Issue (i): Whether interest paid under section 220(2) of the Income-tax Act, 1961 was allowable as business expenditure under sections 28 and 37 of the Income-tax Act, 1961.
Analysis: Interest paid for delayed payment of tax partakes of the character of tax itself. Such payment is not expenditure incurred wholly and exclusively for business purposes and is hit by the statutory bar against deduction of tax-related payments.
Conclusion: The deduction was disallowed and the issue was decided against the assessee.
Issue (ii): Whether surtax paid under the Companies (Profits) Surtax Act, 1964 was deductible under section 37 of the Income-tax Act, 1961.
Analysis: Surtax is levied on chargeable profits computed with reference to total income under the Income-tax Act, 1961, but it is not an outgoing incurred for carrying on the business. It is an application of profits after they arise and is not shown to be expenditure necessary for the business to be carried on. Accordingly, it does not qualify as deductible business expenditure.
Conclusion: The deduction was disallowed and the issue was decided against the assessee.
Issue (iii): Whether the assessee was entitled to relief under section 80J of the Income-tax Act, 1961 in respect of the Mahuda Unit.
Analysis: The new unit was found to have been set up predominantly with fresh assets, while the value of old assets used was only a small fraction of the total cost. The use of a small amount of second-hand machinery did not amount to formation of the undertaking by transfer of previously used machinery so as to attract the disqualification.
Conclusion: The assessee was held entitled to relief under section 80J.
Issue (iv): Whether borrowed money could be included in capital employed for the purpose of rule 19A read with section 80J of the Income-tax Act, 1961.

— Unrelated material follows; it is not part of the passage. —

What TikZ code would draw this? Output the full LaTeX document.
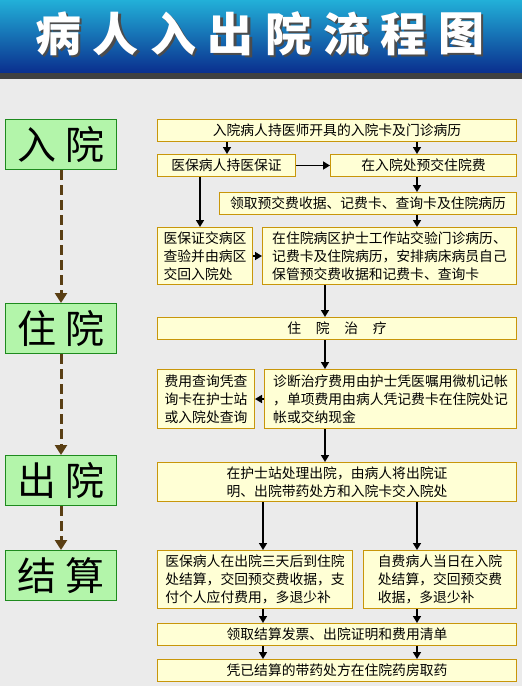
\documentclass[tikz,border=0pt]{standalone}
\usepackage{fontspec}
\setmainfont{Noto Sans CJK SC}
\usepackage{xcolor}
\usepackage{tikz}
\usetikzlibrary{arrows.meta, positioning}

\definecolor{bannertop}{HTML}{22B0D8}
\definecolor{bannerbot}{HTML}{0A2E8E}
\definecolor{pagebg}{HTML}{EBEBEB}
\definecolor{stagefill}{HTML}{B3F5AA}
\definecolor{stageline}{HTML}{1E8A1E}
\definecolor{boxfill}{HTML}{FFFFD5}
\definecolor{boxline}{HTML}{C8960A}
\definecolor{dashbrown}{HTML}{5A3F14}

% white title glyph with a grey drop shadow
\newcommand{\shadowchar}[1]{\rlap{\kern2.5pt\raisebox{-2.5pt}{\textcolor{black!70}{#1}}}\textcolor{white}{#1}}

\begin{document}
\begin{tikzpicture}[
  x=1pt, y=-1pt,
  box/.style={rectangle, draw=boxline, fill=boxfill, line width=1pt, anchor=north west,
    inner sep=0pt, align=center, font=\fontsize{13.8}{17.8}\selectfont},
  lbox/.style={box, align=left},
  stage/.style={rectangle, draw=stageline, fill=stagefill, line width=1pt, anchor=north west,
    inner sep=0pt, minimum width=111, minimum height=50, font=\fontsize{39}{39}\selectfont},
  arrow/.style={-{Triangle[length=7pt, width=8pt]}, line width=1.6pt, black},
  flow/.style={-{Triangle[length=10pt, width=12pt]}, line width=3pt, dashbrown,
    dash pattern=on 10pt off 5pt},
  titlechar/.style={font=\fontsize{46}{46}\selectfont\bfseries, inner sep=0pt}
]

% background and banner
\fill[pagebg] (0,0) rectangle (522,686);
\shade[top color=bannertop, bottom color=bannerbot] (0,0) rectangle (522,73);
\fill[black!75] (0,73) rectangle (522,79);
\foreach \c [count=\i] in {病,人,入,出,院,流,程,图} {
  \node[titlechar] (t\i) at ({58+(\i-1)*57.6}, 35) {\shadowchar{\c}};
}

% stages
\node[stage] (ruyuan) at (5,119) {入\hspace{9pt}院};
\node[stage] (zhuyuan) at (5,303) {住\hspace{9pt}院};
\node[stage] (chuyuan) at (5,455) {出\hspace{9pt}院};
\node[stage] (jiesuan) at (5,550) {结\hspace{9pt}算};

\draw[flow] (ruyuan) -- (zhuyuan);
\draw[flow] (zhuyuan) -- (chuyuan);
\draw[flow] (chuyuan) -- (jiesuan);

% admission
\node[box, minimum width=359, minimum height=22] (card) at (157,119) {入院病人持医师开具的入院卡及门诊病历};
\node[box, minimum width=138, minimum height=22] (ybcard) at (157,154) {医保病人持医保证};
\node[box, minimum width=186, minimum height=22] (deposit) at (330,154) {在入院处预交住院费};
\node[box, minimum width=297, minimum height=22] (receipt) at (219,192) {领取预交费收据、记费卡、查询卡及住院病历};
\node[lbox, minimum width=95, minimum height=57] (ybcheck) at (157,227) {医保证交病区\\查验并由病区\\交回入院处};
\node[lbox, minimum width=254, minimum height=57] (ward) at (262,227) {在住院病区护士工作站交验门诊病历、\\记费卡及住院病历，安排病床病员自己\\保管预交费收据和记费卡、查询卡};

% in hospital
\node[box, minimum width=359, minimum height=22] (treat) at (157,317) {住\hspace{14.7pt}院\hspace{14.7pt}治\hspace{14.7pt}疗};
\node[lbox, minimum width=97, minimum height=59] (query) at (157,369) {费用查询凭查\\询卡在护士站\\或入院处查询};
\node[lbox, minimum width=252, minimum height=59] (billing) at (264,369) {诊断治疗费用由护士凭医嘱用微机记帐\\，单项费用由病人凭记费卡在住院处记\\帐或交纳现金};

% discharge
\node[box, minimum width=359, minimum height=39] (discharge) at (157,462) {在护士站处理出院，由病人将出院证\\明、出院带药处方和入院卡交入院处};

% settlement
\node[lbox, minimum width=195, minimum height=58] (ybsettle) at (157,550) {医保病人在出院三天后到住院\\处结算，交回预交费收据，支\\付个人应付费用，多退少补};
\node[lbox, minimum width=153, minimum height=58] (selfsettle) at (363,550) {自费病人当日在入院\\处结算，交回预交费\\收据，多退少补};
\node[box, minimum width=359, minimum height=22] (invoice) at (157,623) {领取结算发票、出院证明和费用清单};
\node[box, minimum width=359, minimum height=22] (pharmacy) at (157,659) {凭已结算的带药处方在住院药房取药};

\draw[arrow] (card.south -| 227,0) -- (ybcard.north -| 227,0);
\draw[arrow] (card.south -| 417,0) -- (deposit.north -| 417,0);
\draw[arrow] (ybcard) -- (deposit);
\draw[arrow] (deposit.south -| 417,0) -- (receipt.north -| 417,0);
\draw[arrow] (receipt.south -| 417,0) -- (ward.north -| 417,0);
\draw[arrow] (ybcard.south -| 200,0) -- (ybcheck.north -| 200,0);
\draw[arrow] (ybcheck) -- (ward);
\draw[arrow] (ward.south -| 325,0) -- (treat.north -| 325,0);
\draw[arrow] (treat.south -| 325,0) -- (billing.north -| 325,0);
\draw[arrow] (billing) -- (query);
\draw[arrow] (billing.south -| 325,0) -- (discharge.north -| 325,0);
\draw[arrow] (discharge.south -| 263,0) -- (ybsettle.north -| 263,0);
\draw[arrow] (discharge.south -| 417,0) -- (selfsettle.north -| 417,0);
\draw[arrow] (ybsettle.south -| 263,0) -- (invoice.north -| 263,0);
\draw[arrow] (selfsettle.south -| 417,0) -- (invoice.north -| 417,0);
\draw[arrow] (invoice.south -| 263,0) -- (pharmacy.north -| 263,0);
\draw[arrow] (invoice.south -| 417,0) -- (pharmacy.north -| 417,0);

\useasboundingbox (0,0) rectangle (522,686);
\end{tikzpicture}
\end{document}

Analysis: The question was governed by the controlling Supreme Court authority, which did not permit inclusion of borrowed money in capital employed for section 80J computation.
Conclusion: The inclusion was disallowed and the issue was decided against the assessee.
Issue (v): Whether the assessee's objection to computation of interest under section 214 of the Income-tax Act, 1961 was required to be decided on merits.
Analysis: The assessee's grievance against computation of interest was held to be appealable and, where the first appellate authority had not examined the point on merits, the matter had to be decided on merits according to law.
Conclusion: The issue was decided in favour of the assessee.
Final Conclusion: The reference was answered partly for the Department and partly for the assessee, with the surtax and interest-deduction issues going against the assessee, the section 80J relief being allowed, the capital-employed question going against the assessee, and the section 214 issue being decided in the assessee's favour.
Ratio Decidendi: Amounts paid as tax or surtax that are not expenditure incurred for the conduct of business are not deductible as business expenditure; for section 80J, a new undertaking is not disqualified by only incidental use of a small value of previously used machinery, but borrowed funds are not includible in capital employed where the controlling computation rule excludes them.